Netflix has concocted a horror event for summer 2021, bringing us a trilogy of new horror movies, all interconnected, all rated 18, all set to be released this July, and all hopefully not as forgettable as this first entry is.
'Fear Street Park 1: 1994' is set in the city of Shadyside, where we encounter a group of teens who discover that the brutal murders which have been occurring in their town for centuries may all be connected. It's up to Deena (Kiana Madeira), her ex-girlfriend Sam (Olivia Scott Welch), her brother Josh (Benjamin Flores Jr.), and her two friends Simon (Fred Hechinger) and Kate (Julia Rehwald) to solve the mystery - all while escaping the clutches of the sinister killers who are on the loose.

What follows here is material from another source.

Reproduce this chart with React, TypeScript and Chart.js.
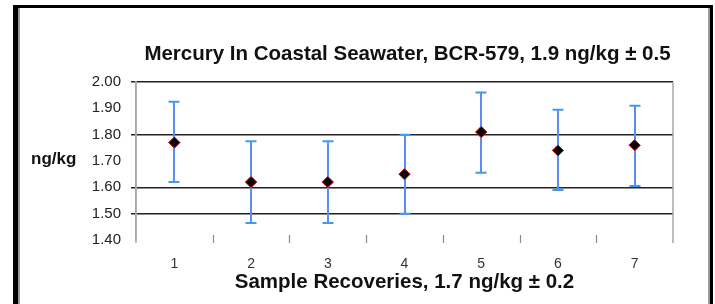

Based on the 'Fear Street' book franchise by R. L. Stine, who also happens to be the creator of 'Goosebumps', this is a series of books most children or teenagers would have grown up reading during the '90s and '00s. If not one, then chances are you read the other. All three entries in the trilogy have been adapted for Netflix by director Leigh Janiak ('Scream: The TV Series'), and this first part is a horror movie that doesn't pull off its attempt at good old-fashioned horror.
One gets the feeling that since the people who would have read these stories are now adults, this is the avenue the movie attempts to go in. However, given that our main protagonists are teenagers, and very much look so, it feels rather stunted and unable to shake off the child-like nature of it all. The dialogue is cheesy and cliché ("I'll kill you" is said numerous times) and the killer is just a skeletal version of Ghostface from the 'Scream' franchise. Don't be fooled by that 18s certificate, as it's only there due to how bloody it all gets.
Even though there are mass murderers running about the town, there's no real feeling of danger for these teens. In typical horror b-movie style, everyone else is expendable except for our frantic five. It's not until the climax towards the end is there a moment where one feels the horror build up to a crescendo - and to be fair, it delivers a damn fine climax. The opening sequence with 'Stranger Things' star Maya Hawke is another moment worth mentioning - but everything else in between the beginning and the end is rather forgettable.
'Fear Street Part 1: 1994' isn't a particularly bad horror movie - slasher fans should get a kick out of it - but it just underwhelms with its attempt. It leans heavily on '90s movies as inspiration (lots of phones ringing and doorbells going off), which might have worked back then, but horror has come on leaps and bounds since then. There are no jump-scares to be found, and when you watch a horror, you want to be scared - a basic aspect which this does not deliver.
Given that this is 'Part 1' of the trilogy being released by Netflix this July, here's hoping the following two sequels can deliver a more compelling experience.
'Fear Street Part 1: 1994' hits Netflix this Friday, July 2. Watch out for 'Part 2' and 'Part 3' which arrive on Netflix on July 7 and July 16.